Dimitar Yordanov v. Bulgaria (European Court of Human Rights)

Last Updated on May 24, 2019 by LawEuro

Information Note on the Court’s case-law 221
August-September 2018

Dimitar Yordanov v. Bulgaria3401/09

Judgment 6.9.2018 [Section V]

Article 1 of Protocol No. 1
Article 1 para. 1 of Protocol No. 1
Peaceful enjoyment of possessions

Unlawful exposure of property to daily mine detonations in close proximity: violation

Facts – The applicant owned parts of a plot of land and the buildings standing on it, including his home, in an area where the government decided to create an opencast coalmine close to applicant’s village. An expropriation procedure was commenced in 1990 involving numerous properties, including the applicant’s, to remove owners from the area to facilitate operation of the mine. After waiting for more than two years to receive his replacement property, the applicant requested that the appropriation be quashed, as he was entitled to do, and continued living in the home. Over the years, the mining operation expanded and at some point detonations were occurring within 160-180 meters of the applicant’s home, despite the legal requirement to maintain a 500-meter “sanitation zone” between non-industrial buildings, such as residential dwellings, and the mining operation.

The applicant abandoned his property in 1997 when his family concluded that continuing to reside there was no longer safe due to cracks in the walls, collapse of the out-buildings, and daily shaking of the home. He unsuccessfully filed several domestic actions for damages. The domestic courts found that these daily detonations in close proximity to the applicant’s property were in breach of domestic legislation. However, they were unable to establish a causal link between the detonations and the damage to his home since, due to the passage of time and the destruction of some documents, it had proved impossible to determine the distance between the house and the area where the detonations had been carried out in 1997, when he had abandoned his property.

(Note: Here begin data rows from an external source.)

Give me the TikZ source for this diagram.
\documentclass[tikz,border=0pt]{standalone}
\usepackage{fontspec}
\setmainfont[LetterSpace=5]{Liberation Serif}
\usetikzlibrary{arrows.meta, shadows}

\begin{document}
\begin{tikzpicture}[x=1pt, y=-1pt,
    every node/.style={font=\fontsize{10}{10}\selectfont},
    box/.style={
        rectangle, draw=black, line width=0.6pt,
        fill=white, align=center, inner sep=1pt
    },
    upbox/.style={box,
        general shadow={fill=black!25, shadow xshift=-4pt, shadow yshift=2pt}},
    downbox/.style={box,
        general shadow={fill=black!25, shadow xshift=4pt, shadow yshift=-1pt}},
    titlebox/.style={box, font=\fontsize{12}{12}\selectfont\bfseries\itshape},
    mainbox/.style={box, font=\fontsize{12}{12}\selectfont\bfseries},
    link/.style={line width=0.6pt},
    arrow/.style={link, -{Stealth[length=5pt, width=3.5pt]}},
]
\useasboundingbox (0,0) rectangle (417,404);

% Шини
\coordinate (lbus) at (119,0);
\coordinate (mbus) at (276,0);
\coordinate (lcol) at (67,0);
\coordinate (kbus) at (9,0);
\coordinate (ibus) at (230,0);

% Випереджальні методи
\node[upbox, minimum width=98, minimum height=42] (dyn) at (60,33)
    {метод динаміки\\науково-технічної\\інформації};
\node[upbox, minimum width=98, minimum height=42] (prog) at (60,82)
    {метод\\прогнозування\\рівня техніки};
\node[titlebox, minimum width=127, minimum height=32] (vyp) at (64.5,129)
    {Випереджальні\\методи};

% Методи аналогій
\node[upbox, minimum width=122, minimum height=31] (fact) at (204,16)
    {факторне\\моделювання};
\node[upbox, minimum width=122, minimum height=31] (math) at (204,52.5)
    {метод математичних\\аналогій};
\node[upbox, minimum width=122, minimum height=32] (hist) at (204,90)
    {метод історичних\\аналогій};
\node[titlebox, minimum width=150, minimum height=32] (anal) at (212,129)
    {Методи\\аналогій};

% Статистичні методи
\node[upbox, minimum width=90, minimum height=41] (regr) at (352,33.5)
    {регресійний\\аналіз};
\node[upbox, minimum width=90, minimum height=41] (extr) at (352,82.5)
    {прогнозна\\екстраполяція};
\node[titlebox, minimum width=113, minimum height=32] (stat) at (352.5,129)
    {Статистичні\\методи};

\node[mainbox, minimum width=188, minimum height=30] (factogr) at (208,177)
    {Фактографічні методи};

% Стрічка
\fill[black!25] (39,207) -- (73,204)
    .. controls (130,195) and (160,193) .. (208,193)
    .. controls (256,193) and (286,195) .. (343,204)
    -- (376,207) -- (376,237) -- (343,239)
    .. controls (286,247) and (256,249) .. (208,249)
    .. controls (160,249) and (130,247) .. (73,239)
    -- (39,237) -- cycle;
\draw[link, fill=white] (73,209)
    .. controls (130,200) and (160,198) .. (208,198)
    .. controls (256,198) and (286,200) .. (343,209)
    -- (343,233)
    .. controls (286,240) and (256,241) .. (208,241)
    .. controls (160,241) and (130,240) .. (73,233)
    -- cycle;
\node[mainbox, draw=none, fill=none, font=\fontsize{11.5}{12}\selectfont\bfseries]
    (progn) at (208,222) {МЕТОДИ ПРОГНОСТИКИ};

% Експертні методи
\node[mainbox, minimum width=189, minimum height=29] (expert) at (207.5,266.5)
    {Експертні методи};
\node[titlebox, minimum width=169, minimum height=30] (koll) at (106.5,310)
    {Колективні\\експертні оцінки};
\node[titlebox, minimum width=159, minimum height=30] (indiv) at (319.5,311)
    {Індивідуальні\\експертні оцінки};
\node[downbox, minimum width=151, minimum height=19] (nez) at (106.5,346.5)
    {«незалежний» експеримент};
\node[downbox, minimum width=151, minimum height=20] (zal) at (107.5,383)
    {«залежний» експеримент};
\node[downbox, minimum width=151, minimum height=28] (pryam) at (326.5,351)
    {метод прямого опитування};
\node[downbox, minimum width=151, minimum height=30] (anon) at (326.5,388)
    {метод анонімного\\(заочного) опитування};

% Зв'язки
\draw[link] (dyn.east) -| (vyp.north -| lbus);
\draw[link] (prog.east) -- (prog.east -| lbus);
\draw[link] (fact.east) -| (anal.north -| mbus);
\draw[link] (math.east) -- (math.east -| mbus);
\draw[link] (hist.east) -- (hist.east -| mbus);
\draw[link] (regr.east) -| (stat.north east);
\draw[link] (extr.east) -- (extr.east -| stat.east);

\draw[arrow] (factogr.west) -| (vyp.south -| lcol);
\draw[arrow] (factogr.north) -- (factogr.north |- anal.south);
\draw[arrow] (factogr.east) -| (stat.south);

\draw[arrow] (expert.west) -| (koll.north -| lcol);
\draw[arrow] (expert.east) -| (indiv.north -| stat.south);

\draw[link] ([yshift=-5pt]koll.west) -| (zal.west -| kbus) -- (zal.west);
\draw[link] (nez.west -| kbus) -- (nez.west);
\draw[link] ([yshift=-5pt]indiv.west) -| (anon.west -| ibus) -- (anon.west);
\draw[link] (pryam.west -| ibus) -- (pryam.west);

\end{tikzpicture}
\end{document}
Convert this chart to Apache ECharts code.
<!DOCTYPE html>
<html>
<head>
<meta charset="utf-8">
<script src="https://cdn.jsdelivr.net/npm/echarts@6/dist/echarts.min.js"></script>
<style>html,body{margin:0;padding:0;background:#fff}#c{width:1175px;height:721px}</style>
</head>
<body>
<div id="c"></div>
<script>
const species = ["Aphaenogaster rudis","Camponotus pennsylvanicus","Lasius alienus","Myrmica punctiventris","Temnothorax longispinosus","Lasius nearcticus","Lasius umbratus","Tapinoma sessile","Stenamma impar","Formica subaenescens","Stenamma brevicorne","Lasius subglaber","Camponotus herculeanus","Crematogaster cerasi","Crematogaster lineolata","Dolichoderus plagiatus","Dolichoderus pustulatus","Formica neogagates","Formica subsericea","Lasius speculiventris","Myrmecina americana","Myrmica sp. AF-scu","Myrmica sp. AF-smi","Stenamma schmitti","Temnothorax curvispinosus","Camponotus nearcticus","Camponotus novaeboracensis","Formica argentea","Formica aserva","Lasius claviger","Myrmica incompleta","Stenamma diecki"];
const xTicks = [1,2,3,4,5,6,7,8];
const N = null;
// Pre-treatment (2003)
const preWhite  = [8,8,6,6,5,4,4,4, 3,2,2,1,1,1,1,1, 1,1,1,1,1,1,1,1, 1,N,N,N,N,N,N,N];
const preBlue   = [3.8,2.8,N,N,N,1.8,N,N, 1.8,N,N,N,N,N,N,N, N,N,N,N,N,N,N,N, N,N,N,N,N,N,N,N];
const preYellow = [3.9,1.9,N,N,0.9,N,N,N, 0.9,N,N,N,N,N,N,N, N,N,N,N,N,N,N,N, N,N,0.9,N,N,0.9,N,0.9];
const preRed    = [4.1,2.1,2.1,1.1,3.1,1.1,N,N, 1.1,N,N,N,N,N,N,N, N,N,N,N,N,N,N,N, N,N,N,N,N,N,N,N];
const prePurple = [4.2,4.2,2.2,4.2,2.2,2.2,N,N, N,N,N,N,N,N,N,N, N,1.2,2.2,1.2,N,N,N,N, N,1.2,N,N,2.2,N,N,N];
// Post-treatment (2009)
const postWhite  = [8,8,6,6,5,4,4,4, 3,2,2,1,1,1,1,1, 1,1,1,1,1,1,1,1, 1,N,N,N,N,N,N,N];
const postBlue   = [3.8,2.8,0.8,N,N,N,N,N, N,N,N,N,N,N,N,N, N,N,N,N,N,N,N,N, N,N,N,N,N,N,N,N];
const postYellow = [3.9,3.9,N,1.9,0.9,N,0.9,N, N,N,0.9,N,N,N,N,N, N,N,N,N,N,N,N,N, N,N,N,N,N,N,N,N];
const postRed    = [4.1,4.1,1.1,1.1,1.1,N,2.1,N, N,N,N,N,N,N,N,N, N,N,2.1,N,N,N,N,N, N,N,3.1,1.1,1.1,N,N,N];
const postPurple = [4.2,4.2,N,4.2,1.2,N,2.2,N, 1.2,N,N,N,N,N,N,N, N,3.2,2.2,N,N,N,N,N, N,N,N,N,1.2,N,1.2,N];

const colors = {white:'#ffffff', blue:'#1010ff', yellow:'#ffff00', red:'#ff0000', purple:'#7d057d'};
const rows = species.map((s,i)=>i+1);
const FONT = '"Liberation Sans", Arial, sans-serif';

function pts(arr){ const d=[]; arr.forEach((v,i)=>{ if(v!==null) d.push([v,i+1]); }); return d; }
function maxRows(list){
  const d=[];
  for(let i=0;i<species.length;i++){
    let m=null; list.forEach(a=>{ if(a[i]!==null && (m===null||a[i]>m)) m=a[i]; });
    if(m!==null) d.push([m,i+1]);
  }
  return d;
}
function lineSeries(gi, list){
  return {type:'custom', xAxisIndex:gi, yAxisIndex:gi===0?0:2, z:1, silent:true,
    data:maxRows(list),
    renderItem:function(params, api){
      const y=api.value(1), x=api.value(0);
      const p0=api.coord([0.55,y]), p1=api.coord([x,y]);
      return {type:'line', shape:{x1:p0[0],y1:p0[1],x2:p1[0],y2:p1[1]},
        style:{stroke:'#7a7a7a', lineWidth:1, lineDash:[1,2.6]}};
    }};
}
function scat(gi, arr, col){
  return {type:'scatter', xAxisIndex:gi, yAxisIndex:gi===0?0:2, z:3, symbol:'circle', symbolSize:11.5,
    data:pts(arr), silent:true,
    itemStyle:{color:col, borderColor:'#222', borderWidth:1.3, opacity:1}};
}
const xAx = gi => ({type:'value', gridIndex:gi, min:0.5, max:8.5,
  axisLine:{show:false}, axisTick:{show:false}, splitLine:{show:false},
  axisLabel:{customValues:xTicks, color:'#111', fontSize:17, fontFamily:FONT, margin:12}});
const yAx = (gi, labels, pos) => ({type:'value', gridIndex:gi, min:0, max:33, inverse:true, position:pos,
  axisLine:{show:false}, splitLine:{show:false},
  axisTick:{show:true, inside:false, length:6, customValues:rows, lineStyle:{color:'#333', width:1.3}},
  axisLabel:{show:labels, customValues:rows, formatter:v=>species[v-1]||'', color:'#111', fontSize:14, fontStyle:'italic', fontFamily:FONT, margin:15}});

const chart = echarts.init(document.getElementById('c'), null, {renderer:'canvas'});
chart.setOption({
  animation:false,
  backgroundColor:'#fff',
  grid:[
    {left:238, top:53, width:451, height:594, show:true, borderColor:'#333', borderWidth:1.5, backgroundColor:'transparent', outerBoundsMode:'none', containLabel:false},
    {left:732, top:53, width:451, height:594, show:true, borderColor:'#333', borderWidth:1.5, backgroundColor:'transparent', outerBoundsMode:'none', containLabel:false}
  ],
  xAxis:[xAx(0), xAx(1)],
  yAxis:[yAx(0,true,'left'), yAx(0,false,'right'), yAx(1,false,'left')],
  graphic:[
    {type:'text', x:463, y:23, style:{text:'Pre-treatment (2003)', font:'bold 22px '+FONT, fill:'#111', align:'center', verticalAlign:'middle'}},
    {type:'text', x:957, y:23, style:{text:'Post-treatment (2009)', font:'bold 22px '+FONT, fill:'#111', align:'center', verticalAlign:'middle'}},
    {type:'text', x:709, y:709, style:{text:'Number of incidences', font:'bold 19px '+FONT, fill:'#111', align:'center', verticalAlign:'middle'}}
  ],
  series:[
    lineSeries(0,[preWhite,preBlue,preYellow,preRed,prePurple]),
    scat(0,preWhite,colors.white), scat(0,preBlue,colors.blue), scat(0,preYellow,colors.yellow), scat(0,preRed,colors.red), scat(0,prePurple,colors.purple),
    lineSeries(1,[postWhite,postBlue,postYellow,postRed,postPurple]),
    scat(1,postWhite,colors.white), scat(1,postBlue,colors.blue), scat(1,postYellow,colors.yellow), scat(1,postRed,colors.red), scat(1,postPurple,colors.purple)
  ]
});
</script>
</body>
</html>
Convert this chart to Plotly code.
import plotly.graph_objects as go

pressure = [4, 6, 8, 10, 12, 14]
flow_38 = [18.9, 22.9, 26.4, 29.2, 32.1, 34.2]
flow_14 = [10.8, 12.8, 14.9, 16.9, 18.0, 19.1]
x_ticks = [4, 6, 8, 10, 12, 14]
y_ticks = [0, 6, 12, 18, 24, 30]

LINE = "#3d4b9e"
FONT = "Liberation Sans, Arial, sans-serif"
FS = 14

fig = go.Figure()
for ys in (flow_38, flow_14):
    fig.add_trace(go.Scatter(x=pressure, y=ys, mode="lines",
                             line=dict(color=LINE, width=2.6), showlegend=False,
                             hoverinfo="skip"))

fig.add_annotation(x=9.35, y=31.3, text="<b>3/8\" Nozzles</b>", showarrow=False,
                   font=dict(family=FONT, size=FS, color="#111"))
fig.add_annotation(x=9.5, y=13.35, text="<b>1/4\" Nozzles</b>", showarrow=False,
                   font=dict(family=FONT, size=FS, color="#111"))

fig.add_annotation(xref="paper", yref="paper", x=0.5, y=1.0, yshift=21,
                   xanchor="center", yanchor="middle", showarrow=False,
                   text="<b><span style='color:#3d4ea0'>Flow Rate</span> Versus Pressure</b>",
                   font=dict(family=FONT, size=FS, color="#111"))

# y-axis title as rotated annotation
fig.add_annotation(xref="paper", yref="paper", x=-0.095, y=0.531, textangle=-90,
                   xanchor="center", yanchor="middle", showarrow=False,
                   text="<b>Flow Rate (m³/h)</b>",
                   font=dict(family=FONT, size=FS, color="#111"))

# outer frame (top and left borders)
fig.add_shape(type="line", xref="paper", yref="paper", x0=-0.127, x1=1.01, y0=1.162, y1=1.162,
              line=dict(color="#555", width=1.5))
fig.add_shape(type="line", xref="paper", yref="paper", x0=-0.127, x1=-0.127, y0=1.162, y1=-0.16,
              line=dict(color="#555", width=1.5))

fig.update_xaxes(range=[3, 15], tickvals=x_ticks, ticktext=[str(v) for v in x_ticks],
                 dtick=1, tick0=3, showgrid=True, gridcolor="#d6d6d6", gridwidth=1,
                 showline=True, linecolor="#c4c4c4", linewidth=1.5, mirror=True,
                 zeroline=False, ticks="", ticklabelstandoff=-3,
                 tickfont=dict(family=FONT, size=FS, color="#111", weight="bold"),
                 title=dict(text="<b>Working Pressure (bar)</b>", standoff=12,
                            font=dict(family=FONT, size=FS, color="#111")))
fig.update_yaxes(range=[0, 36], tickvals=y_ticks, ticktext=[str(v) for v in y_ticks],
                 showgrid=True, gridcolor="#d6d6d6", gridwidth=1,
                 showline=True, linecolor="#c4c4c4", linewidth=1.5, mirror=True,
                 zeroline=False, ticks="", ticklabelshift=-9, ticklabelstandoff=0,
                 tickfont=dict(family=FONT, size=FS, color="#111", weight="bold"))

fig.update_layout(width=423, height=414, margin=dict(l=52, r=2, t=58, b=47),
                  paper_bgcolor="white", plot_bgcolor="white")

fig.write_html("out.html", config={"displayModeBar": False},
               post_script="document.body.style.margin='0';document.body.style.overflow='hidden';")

Law – Article 1 of Protocol No. 1: The Government had not shown that the authorities had intended to honour their legal obligations under the expropriation procedure. The applicant could therefore not be blamed for the expropriation procedure’s failure. The mine had been managed by a company that was entirely State-owned. The company had not been engaged in ordinary commercial business, but instead in a heavily regulated field subject to environmental and health-and-safety requirements. It was significant that the decision to create the mine had been taken by the State, which had also expropriated numerous privately owned properties in the area to allow for its functioning. The company was thus the means of conducting a State activity. The authorities, through the failed expropriation of the applicant’s property and the work of the mine under what was effectively State control, had been responsible for the applicant’s property remaining in the area of environmental hazard, namely the daily detonations in close proximity to the applicant’s home. That situation, which had led the applicant to abandon his property, amounted to State interference with the peaceful enjoyment of his “possessions”. The detonations within the sanitation zone had been in manifest breach of domestic law. The interference with the peaceful enjoyment of the applicant’s possessions had thus not been lawful for the purposes of the analysis under Article 1 of Protocol No. 1.

Conclusion: violation (unanimously).

The Court also found unanimously no violation of Article 6 § 1, as the decisions of the national courts, in particular their conclusion contested by the applicant as to the existence of a causal link between the detonation works at the mine and the damage to his property, had not reached the threshold of arbitrariness and manifest unreasonableness or amounted to a “denial of justice”.

Article 41: EUR 8,000 in respect of pecuniary and non-pecuniary damage.